Goal of the exercise
Return each line of the data below verbatim; pictures are to be left out.

Material provided
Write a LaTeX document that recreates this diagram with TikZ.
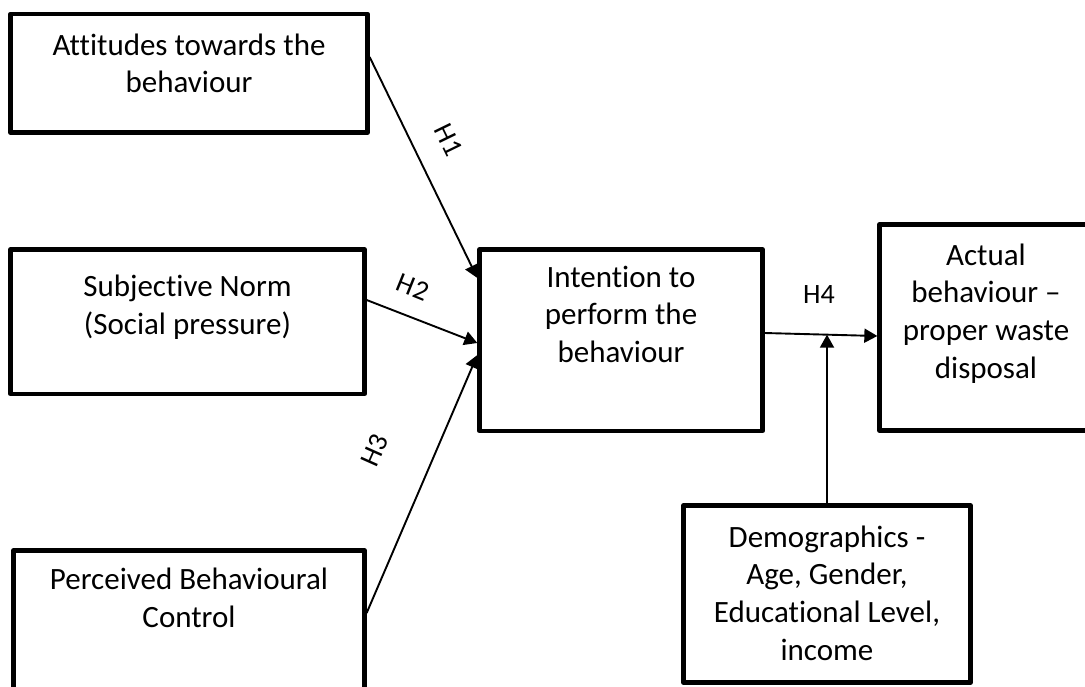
\documentclass[tikz,border=0pt]{standalone}
\usepackage{fontspec}
\setmainfont{Carlito}[Ligatures={TeX,NoCommon}]
\usetikzlibrary{arrows.meta}

% Top-aligned, centred multi-line text of a fixed-size box:
% #1 width, #2 height, #3 depth of the first baseline below the top, #4 lines
\newcommand{\boxtext}[5][0pt]{%
  \parbox[c][#3][t]{#2}{\centering\rightskip=#1 plus 1fil
    \fontsize{31}{37.8}\selectfont\rule{0pt}{#4}#5}}

\tikzset{
  box/.style={draw, line width=4.3pt, line join=round, inner sep=0pt},
  link/.style={line width=1.9pt, -{Triangle[length=13pt,width=14pt]}},
  hyp/.style={font=\fontsize{28}{33}\selectfont, inner sep=0pt}
}

\begin{document}
\begin{tikzpicture}[x=1pt,y=-1pt]
  \useasboundingbox (0,0) rectangle (1085,686);
  \clip (0,0) rectangle (1085,686);

  % the three antecedents on the left
  \node[box] (att) at (189,73.25)
    {\boxtext{357pt}{118.5pt}{41pt}{Attitudes towards the\\behaviour}};
  \node[box] (sub) at (187.5,321.75)
    {\boxtext{354pt}{144.5pt}{47pt}{Subjective Norm\\(Social pressure)}};
  \node[box] (pbc) at (189,635.25)
    {\boxtext{351pt}{169.5pt}{39pt}{Perceived Behavioural\\Control}};

  % intention, behaviour and the moderating demographics
  \node[box] (int) at (621,340.25)
    {\boxtext{283pt}{181.5pt}{37.5pt}{Intention to\\perform the\\behaviour}};
  \node[box] (act) at (1001.5,327.5)
    {\boxtext[31pt]{244pt}{206pt}{40.5pt}{Actual\\behaviour –\\proper waste\\disposal}};
  \node[box] (dem) at (827,594)
    {\boxtext{287pt}{177pt}{41.5pt}{Demographics -\\Age, Gender,\\Educational Level,\\income}};

  % hypothesised paths
  \draw[link] ([yshift=-45.15pt]att.north east) -- ([yshift=-30.65pt]int.north west);
  \draw[link] ([yshift=-52.65pt]sub.north east) -- ([yshift=-2.75pt]int.west);
  \draw[link] ([yshift=-64.65pt]pbc.north east) -- ([yshift=-14.75pt]int.west);
  \draw[link] ([yshift=7.25pt]int.east) -- coordinate[pos=0.549] (mod) ([yshift=-8.5pt]act.west);
  \draw[link] (dem.north) -- (dem.north |- mod);

  % hypothesis labels
  \node[hyp, rotate=-64] (h1) at (449,140) {H1};
  \node[hyp, rotate=-22] (h2) at (413,287) {H2};
  \node[hyp, rotate=66]  (h3) at (375,450) {H3};
  \node[hyp]             (h4) at (819,295) {H4};
\end{tikzpicture}
\end{document}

Exercise solution
Write a LaTeX document that recreates this diagram with TikZ.
\documentclass[tikz,border=0pt]{standalone}
\usepackage{fontspec}
\setmainfont{Carlito}[Ligatures={TeX,NoCommon}]
\usetikzlibrary{arrows.meta}

% Top-aligned, centred multi-line text of a fixed-size box:
% #1 width, #2 height, #3 depth of the first baseline below the top, #4 lines
\newcommand{\boxtext}[5][0pt]{%
  \parbox[c][#3][t]{#2}{\centering\rightskip=#1 plus 1fil
    \fontsize{31}{37.8}\selectfont\rule{0pt}{#4}#5}}

\tikzset{
  box/.style={draw, line width=4.3pt, line join=round, inner sep=0pt},
  link/.style={line width=1.9pt, -{Triangle[length=13pt,width=14pt]}},
  hyp/.style={font=\fontsize{28}{33}\selectfont, inner sep=0pt}
}

\begin{document}
\begin{tikzpicture}[x=1pt,y=-1pt]
  \useasboundingbox (0,0) rectangle (1085,686);
  \clip (0,0) rectangle (1085,686);

  % the three antecedents on the left
  \node[box] (att) at (189,73.25)
    {\boxtext{357pt}{118.5pt}{41pt}{Attitudes towards the\\behaviour}};
  \node[box] (sub) at (187.5,321.75)
    {\boxtext{354pt}{144.5pt}{47pt}{Subjective Norm\\(Social pressure)}};
  \node[box] (pbc) at (189,635.25)
    {\boxtext{351pt}{169.5pt}{39pt}{Perceived Behavioural\\Control}};

  % intention, behaviour and the moderating demographics
  \node[box] (int) at (621,340.25)
    {\boxtext{283pt}{181.5pt}{37.5pt}{Intention to\\perform the\\behaviour}};
  \node[box] (act) at (1001.5,327.5)
    {\boxtext[31pt]{244pt}{206pt}{40.5pt}{Actual\\behaviour –\\proper waste\\disposal}};
  \node[box] (dem) at (827,594)
    {\boxtext{287pt}{177pt}{41.5pt}{Demographics -\\Age, Gender,\\Educational Level,\\income}};

  % hypothesised paths
  \draw[link] ([yshift=-45.15pt]att.north east) -- ([yshift=-30.65pt]int.north west);
  \draw[link] ([yshift=-52.65pt]sub.north east) -- ([yshift=-2.75pt]int.west);
  \draw[link] ([yshift=-64.65pt]pbc.north east) -- ([yshift=-14.75pt]int.west);
  \draw[link] ([yshift=7.25pt]int.east) -- coordinate[pos=0.549] (mod) ([yshift=-8.5pt]act.west);
  \draw[link] (dem.north) -- (dem.north |- mod);

  % hypothesis labels
  \node[hyp, rotate=-64] (h1) at (449,140) {H1};
  \node[hyp, rotate=-22] (h2) at (413,287) {H2};
  \node[hyp, rotate=66]  (h3) at (375,450) {H3};
  \node[hyp]             (h4) at (819,295) {H4};
\end{tikzpicture}
\end{document}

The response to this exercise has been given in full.